What you will do –
In the listing below, locate the lines that hold the string "with". Copy those lines.
>> START Data in this exercise
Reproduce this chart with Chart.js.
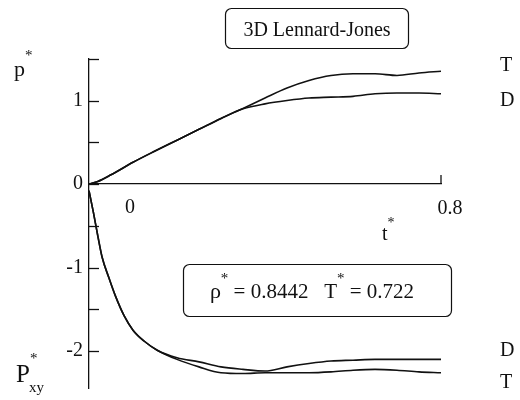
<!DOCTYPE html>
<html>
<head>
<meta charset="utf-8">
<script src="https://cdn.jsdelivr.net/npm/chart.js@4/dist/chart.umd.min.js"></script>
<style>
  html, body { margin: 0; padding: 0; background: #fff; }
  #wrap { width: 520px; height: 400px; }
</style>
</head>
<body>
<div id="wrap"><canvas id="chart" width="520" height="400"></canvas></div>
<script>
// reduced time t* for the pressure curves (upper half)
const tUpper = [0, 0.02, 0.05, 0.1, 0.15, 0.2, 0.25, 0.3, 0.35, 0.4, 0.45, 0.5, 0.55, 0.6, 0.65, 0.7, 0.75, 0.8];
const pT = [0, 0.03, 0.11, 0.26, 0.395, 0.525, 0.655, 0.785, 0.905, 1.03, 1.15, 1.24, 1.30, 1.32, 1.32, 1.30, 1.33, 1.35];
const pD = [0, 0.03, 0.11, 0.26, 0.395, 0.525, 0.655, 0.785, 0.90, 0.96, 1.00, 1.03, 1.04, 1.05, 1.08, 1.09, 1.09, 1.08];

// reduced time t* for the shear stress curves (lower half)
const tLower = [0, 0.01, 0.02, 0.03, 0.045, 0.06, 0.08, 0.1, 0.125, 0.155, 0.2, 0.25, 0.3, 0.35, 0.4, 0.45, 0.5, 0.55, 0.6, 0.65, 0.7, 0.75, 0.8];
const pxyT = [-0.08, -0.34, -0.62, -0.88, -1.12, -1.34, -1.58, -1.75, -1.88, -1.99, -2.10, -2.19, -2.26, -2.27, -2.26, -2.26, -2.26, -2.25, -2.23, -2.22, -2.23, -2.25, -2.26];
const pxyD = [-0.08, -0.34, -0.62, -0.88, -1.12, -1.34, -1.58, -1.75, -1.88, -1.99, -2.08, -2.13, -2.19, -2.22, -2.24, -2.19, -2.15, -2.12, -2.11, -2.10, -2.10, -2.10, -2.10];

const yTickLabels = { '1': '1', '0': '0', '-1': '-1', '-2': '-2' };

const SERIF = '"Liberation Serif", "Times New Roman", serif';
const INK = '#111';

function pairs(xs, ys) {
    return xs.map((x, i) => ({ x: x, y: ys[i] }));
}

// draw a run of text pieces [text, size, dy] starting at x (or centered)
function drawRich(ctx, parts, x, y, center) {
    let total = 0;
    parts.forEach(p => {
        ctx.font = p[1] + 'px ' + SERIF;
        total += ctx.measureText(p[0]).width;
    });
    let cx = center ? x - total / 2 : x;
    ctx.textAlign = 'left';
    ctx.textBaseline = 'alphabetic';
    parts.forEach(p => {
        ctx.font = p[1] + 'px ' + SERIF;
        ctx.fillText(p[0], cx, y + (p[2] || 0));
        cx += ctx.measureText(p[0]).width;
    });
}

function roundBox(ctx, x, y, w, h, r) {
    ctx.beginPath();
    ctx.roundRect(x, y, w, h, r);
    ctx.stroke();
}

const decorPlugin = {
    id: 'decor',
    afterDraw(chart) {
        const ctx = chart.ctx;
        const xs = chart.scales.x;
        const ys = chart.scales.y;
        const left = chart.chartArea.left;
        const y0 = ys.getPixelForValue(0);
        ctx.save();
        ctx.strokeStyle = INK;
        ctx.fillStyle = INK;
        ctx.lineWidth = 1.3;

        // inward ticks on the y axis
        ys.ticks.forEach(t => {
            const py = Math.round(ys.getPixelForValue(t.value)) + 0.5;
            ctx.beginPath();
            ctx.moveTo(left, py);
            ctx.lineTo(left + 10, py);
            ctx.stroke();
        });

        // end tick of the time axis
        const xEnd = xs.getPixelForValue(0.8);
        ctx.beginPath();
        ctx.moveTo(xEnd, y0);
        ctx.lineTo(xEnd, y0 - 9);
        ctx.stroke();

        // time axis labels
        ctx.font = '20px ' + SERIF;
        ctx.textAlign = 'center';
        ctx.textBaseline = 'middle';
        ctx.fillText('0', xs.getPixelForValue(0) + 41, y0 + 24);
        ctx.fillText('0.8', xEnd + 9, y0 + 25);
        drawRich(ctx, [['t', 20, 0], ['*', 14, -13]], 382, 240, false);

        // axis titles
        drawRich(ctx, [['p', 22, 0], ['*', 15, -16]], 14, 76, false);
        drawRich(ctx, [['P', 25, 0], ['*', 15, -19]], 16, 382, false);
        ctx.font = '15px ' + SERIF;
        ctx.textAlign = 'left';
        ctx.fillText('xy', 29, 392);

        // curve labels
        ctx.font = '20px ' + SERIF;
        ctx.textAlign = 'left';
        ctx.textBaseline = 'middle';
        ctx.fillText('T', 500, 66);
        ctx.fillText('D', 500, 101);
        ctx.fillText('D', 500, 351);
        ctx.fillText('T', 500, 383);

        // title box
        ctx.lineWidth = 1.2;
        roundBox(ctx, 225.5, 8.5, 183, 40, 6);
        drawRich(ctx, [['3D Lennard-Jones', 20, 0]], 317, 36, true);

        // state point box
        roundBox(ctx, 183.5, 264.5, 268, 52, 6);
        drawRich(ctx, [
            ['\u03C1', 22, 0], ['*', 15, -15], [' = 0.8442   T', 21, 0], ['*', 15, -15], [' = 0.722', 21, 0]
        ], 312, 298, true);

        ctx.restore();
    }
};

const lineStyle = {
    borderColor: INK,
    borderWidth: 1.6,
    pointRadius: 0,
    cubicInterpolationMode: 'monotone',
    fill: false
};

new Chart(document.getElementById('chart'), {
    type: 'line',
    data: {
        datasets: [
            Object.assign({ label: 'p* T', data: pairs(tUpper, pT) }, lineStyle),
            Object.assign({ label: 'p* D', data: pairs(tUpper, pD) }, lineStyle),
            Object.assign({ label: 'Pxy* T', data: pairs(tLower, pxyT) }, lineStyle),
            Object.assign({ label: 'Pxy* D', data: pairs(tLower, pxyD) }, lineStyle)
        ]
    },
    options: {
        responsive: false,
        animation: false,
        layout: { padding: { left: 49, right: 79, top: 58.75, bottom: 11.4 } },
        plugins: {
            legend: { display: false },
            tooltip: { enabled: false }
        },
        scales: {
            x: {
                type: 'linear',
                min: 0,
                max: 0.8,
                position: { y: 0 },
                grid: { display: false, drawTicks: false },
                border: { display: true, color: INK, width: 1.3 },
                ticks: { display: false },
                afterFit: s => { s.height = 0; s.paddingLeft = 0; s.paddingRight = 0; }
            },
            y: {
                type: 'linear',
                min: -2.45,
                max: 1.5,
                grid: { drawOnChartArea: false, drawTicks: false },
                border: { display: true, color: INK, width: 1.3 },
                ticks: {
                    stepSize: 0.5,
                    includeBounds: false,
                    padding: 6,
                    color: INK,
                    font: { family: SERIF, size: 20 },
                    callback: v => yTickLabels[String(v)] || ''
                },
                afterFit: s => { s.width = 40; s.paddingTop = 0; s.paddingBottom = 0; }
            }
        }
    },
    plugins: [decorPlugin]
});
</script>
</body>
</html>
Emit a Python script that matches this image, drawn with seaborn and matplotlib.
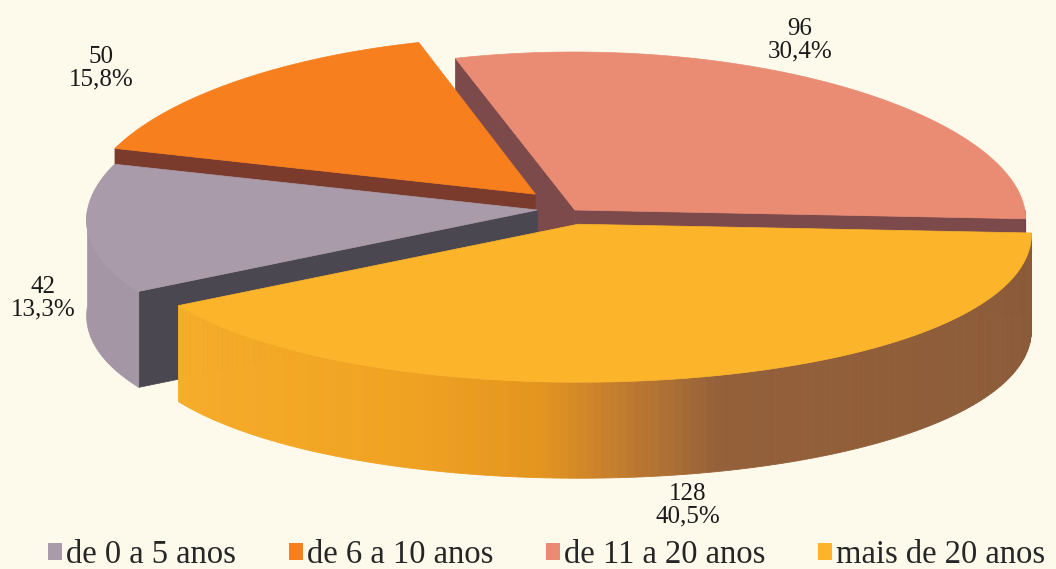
>> END Data in this exercise
Task solution –
Reproduce this chart with Chart.js.
Emit a Python script that matches this image, drawn with seaborn and matplotlib.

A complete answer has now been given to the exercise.